Leaving out every picture, copy the lines of the data exactly, from the first through the line containing "var chart = echarts.init(document.getElementById('chart'))".

━━━━━━━━━━

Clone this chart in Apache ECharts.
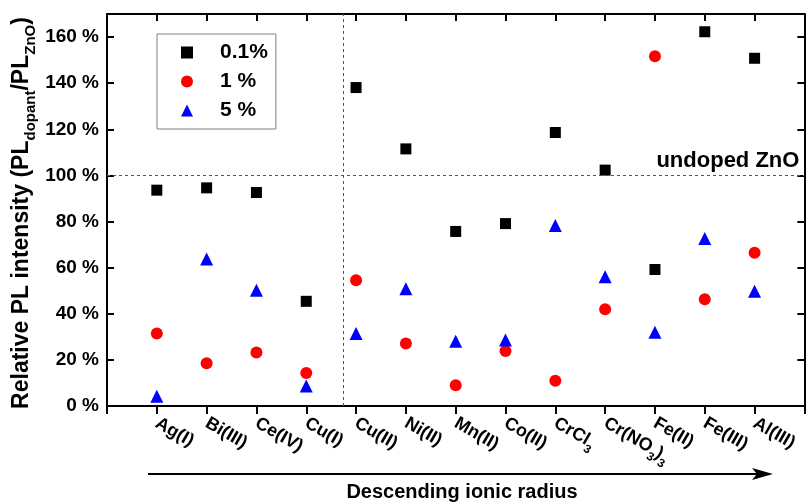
<!DOCTYPE html>
<html>
<head>
<meta charset="utf-8">
<script src="https://cdn.jsdelivr.net/npm/echarts@6/dist/echarts.min.js"></script>
<style>
  html, body { margin: 0; padding: 0; background: #fff; }
  #chart { width: 807px; height: 502px; }
</style>
</head>
<body>
<div id="chart"></div>
<script>
// dopants, ordered by descending ionic radius
var categories = ['Ag(I)', 'Bi(III)', 'Ce(IV)', 'Cu(I)', 'Cu(II)', 'Ni(II)', 'Mn(II)', 'Co(II)', 'CrCl3', 'Cr(NO3)3', 'Fe(II)', 'Fe(III)', 'Al(III)']
// relative PL intensity (%), one array per dopant concentration
var pct01 = [93.6, 94.6, 92.6, 45.4, 138.1, 111.5, 75.7, 79.1, 118.6, 102.3, 59.2, 162.3, 150.8]
var pct1 = [31.4, 18.5, 23.2, 14.3, 54.5, 27.1, 9.0, 23.9, 10.9, 42.0, 151.7, 46.3, 66.5]
var pct5 = [4.2, 63.7, 50.2, 8.7, 31.4, 50.9, 28.1, 28.6, 78.3, 56.1, 32.0, 72.6, 49.8]
var seriesNames = ['0.1%', '1 %', '5 %']
var yTicks = [0, 20, 40, 60, 80, 100, 120, 140, 160]
var undopedLevel = 100
var splitPosition = 4.75

var FONT = 'Liberation Sans, Arial, sans-serif'

function toPoints(values) {
  return values.map(function (v, i) { return [i + 1, v] })
}

var chart = echarts.init(document.getElementById('chart'))

chart.setOption({
  backgroundColor: '#fff',
  animation: false,
  grid: {
    left: 107,
    right: 0,
    top: 14,
    bottom: 96
  },
  legend: {
    orient: 'vertical',
    left: 157,
    top: 34,
    padding: [8, 8, 8, 24],
    itemGap: 8,
    itemWidth: 12,
    itemHeight: 12,
    borderColor: '#808080',
    borderWidth: 1,
    textStyle: {
      fontFamily: FONT,
      fontSize: 21,
      fontWeight: 'bold',
      color: '#000',
      lineHeight: 21,
      padding: [0, 0, 0, 22]
    },
    data: [
      { name: seriesNames[0], icon: 'rect' },
      { name: seriesNames[1], icon: 'circle' },
      { name: seriesNames[2], icon: 'triangle' }
    ]
  },
  xAxis: [{
    type: 'value',
    min: 0,
    max: 14,
    interval: 1,
    position: 'bottom',
    axisLine: { onZero: false, lineStyle: { color: '#000', width: 2 } },
    axisTick: { inside: false, length: 8, lineStyle: { color: '#000', width: 2 } },
    splitLine: { show: false },
    axisLabel: {
      rotate: -30,
      margin: 16,
      fontFamily: FONT,
      fontSize: 18,
      fontWeight: 'bold',
      color: '#000',
      formatter: function (v) {
        var name = categories[Math.round(v) - 1]
        if (!name) return ''
        return name.replace(/(\d)/g, '{s|$1}')
      },
      rich: {
        s: { fontFamily: FONT, fontSize: 12, fontWeight: 'bold', color: '#000', padding: [16, 0, 0, 0] }
      }
    }
  }, {
    type: 'value',
    min: 0,
    max: 14,
    interval: 1,
    position: 'top',
    axisLine: { onZero: false, lineStyle: { color: '#000', width: 2 } },
    axisTick: { inside: true, length: 7, lineStyle: { color: '#000', width: 2 } },
    axisLabel: { show: false },
    splitLine: { show: false }
  }],
  yAxis: [{
    type: 'value',
    min: 0,
    max: 170,
    interval: 20,
    position: 'left',
    axisLine: { show: true, onZero: false, lineStyle: { color: '#000', width: 2 } },
    axisTick: { show: true, inside: true, length: 7, lineStyle: { color: '#000', width: 2 } },
    splitLine: { show: false },
    axisLabel: {
      margin: 8,
      fontFamily: FONT,
      fontSize: 19,
      fontWeight: 'bold',
      color: '#000',
      formatter: function (v) {
        return yTicks.indexOf(v) > -1 ? v + ' %' : ''
      }
    }
  }, {
    type: 'value',
    min: 0,
    max: 170,
    interval: 20,
    position: 'right',
    axisLine: { show: true, onZero: false, lineStyle: { color: '#000', width: 2 } },
    axisTick: { show: true, inside: true, length: 7, lineStyle: { color: '#000', width: 2 } },
    axisLabel: { show: false },
    splitLine: { show: false }
  }],
  series: [{
    name: seriesNames[0],
    type: 'scatter',
    symbol: 'rect',
    symbolSize: 11,
    itemStyle: { color: '#000', opacity: 1 },
    data: toPoints(pct01),
    markLine: {
      silent: true,
      symbol: 'none',
      animation: false,
      lineStyle: { color: '#555', width: 1, type: [3, 3] },
      data: [{
        yAxis: undopedLevel,
        label: {
          show: true,
          position: 'insideEndTop',
          distance: [5, 3],
          formatter: 'undoped ZnO',
          fontFamily: FONT,
          fontSize: 22,
          fontWeight: 'bold',
          color: '#000'
        }
      }, {
        xAxis: splitPosition,
        label: { show: false }
      }]
    }
  }, {
    name: seriesNames[1],
    type: 'scatter',
    symbol: 'circle',
    symbolSize: 12,
    itemStyle: { color: '#ff0000', opacity: 1 },
    data: toPoints(pct1)
  }, {
    name: seriesNames[2],
    type: 'scatter',
    symbol: 'triangle',
    symbolSize: 13,
    itemStyle: { color: '#0000ff', opacity: 1 },
    data: toPoints(pct5)
  }],
  graphic: [{
    type: 'text',
    x: 22,
    y: 213,
    rotation: Math.PI / 2,
    style: {
      text: 'Relative PL intensity (PL{s|dopant}/PL{s|ZnO})',
      fontFamily: FONT,
      fontSize: 23,
      fontWeight: 'bold',
      fill: '#000',
      align: 'center',
      verticalAlign: 'middle',
      rich: {
        s: { fontFamily: FONT, fontSize: 15, fontWeight: 'bold', fill: '#000', padding: [18, 0, 0, 0] }
      }
    }
  }, {
    type: 'polyline',
    shape: { points: [[148, 474], [760, 474]] },
    style: { stroke: '#000', lineWidth: 2 }
  }, {
    type: 'polygon',
    shape: { points: [[773, 474], [752, 468], [757, 474], [752, 480]] },
    style: { fill: '#000' }
  }, {
    type: 'text',
    x: 462,
    y: 492,
    style: {
      text: 'Descending ionic radius',
      fontFamily: FONT,
      fontSize: 20,
      fontWeight: 'bold',
      fill: '#000',
      align: 'center',
      verticalAlign: 'middle'
    }
  }]
})
</script>
</body>
</html>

━━━━━━━━━━

Solution below:
Clone this chart in Apache ECharts.
<!DOCTYPE html>
<html>
<head>
<meta charset="utf-8">
<script src="https://cdn.jsdelivr.net/npm/echarts@6/dist/echarts.min.js"></script>
<style>
  html, body { margin: 0; padding: 0; background: #fff; }
  #chart { width: 807px; height: 502px; }
</style>
</head>
<body>
<div id="chart"></div>
<script>
// dopants, ordered by descending ionic radius
var categories = ['Ag(I)', 'Bi(III)', 'Ce(IV)', 'Cu(I)', 'Cu(II)', 'Ni(II)', 'Mn(II)', 'Co(II)', 'CrCl3', 'Cr(NO3)3', 'Fe(II)', 'Fe(III)', 'Al(III)']
// relative PL intensity (%), one array per dopant concentration
var pct01 = [93.6, 94.6, 92.6, 45.4, 138.1, 111.5, 75.7, 79.1, 118.6, 102.3, 59.2, 162.3, 150.8]
var pct1 = [31.4, 18.5, 23.2, 14.3, 54.5, 27.1, 9.0, 23.9, 10.9, 42.0, 151.7, 46.3, 66.5]
var pct5 = [4.2, 63.7, 50.2, 8.7, 31.4, 50.9, 28.1, 28.6, 78.3, 56.1, 32.0, 72.6, 49.8]
var seriesNames = ['0.1%', '1 %', '5 %']
var yTicks = [0, 20, 40, 60, 80, 100, 120, 140, 160]
var undopedLevel = 100
var splitPosition = 4.75

var FONT = 'Liberation Sans, Arial, sans-serif'

function toPoints(values) {
  return values.map(function (v, i) { return [i + 1, v] })
}

var chart = echarts.init(document.getElementById('chart'))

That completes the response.